More Public Employees Facing Higher Share of Health Care Contribution
Faced with increasing pressure to cover rising health benefits costs amid tighter budgets, some state and local governments are asking workers to assume more of their health care costs, the Wall Street Journal reports.
Connecticut, Kentucky, Texas and several other states this year have made changes to their workers' health benefits contributions. In addition, an increasing number of governments in recent years have reduced public sector employees' health benefits without major challenges.
However, public workers and employee unions in at least two states -- Michigan and New Jersey -- have filed lawsuits against the states for forcing them to contribute more toward the costs of their health benefits. For example, in Michigan, a plan to require state workers to pay 3% of their monthly earnings in the next fiscal year toward a trust fund for retiree health benefits met with resistance.
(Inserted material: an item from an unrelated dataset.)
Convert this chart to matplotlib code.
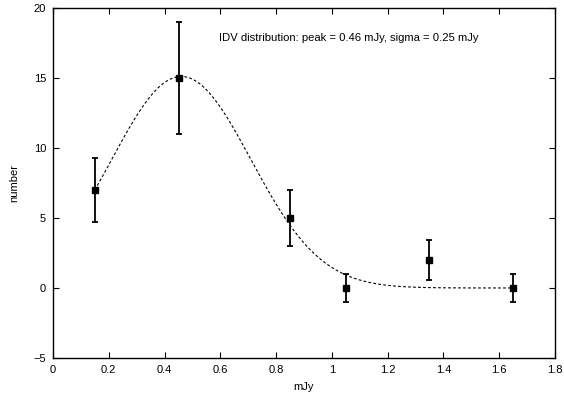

The lawsuits in the two states are expected to be closely monitored by other states that are facing problems providing employee benefits.
Gap Between Private, Public Sector Contributions
State and local governments' efforts to extract from their workers larger contributions toward health care costs come as awareness grows of the disparity between what public and private sector employees pay for coverage, the Journal reports.
Some critics have said that public school employees pay far less for health benefits than private sector employees, some of whom receive no assistance from their employer in purchasing coverage. Representatives of private sector employers and workers said that the shift is necessary to balance the contributions to health care costs between private and public sector workers.
The Michigan Chamber of Commerce endorsed the plan to increase state workers' contributions because it would ensure parity between the private and public sector contributions toward retiree health care.
Wendy Block, a health policy lobbyist for MCOC, said it was "unrealistic to think that employees in the public sector shouldn't have to pay anything toward their health care costs."
Block noted that without additional adjustments to health care contributions, "the state cannot maintain these obligations without busting the state budget" (Neumann, Wall Street Journal, 8/27).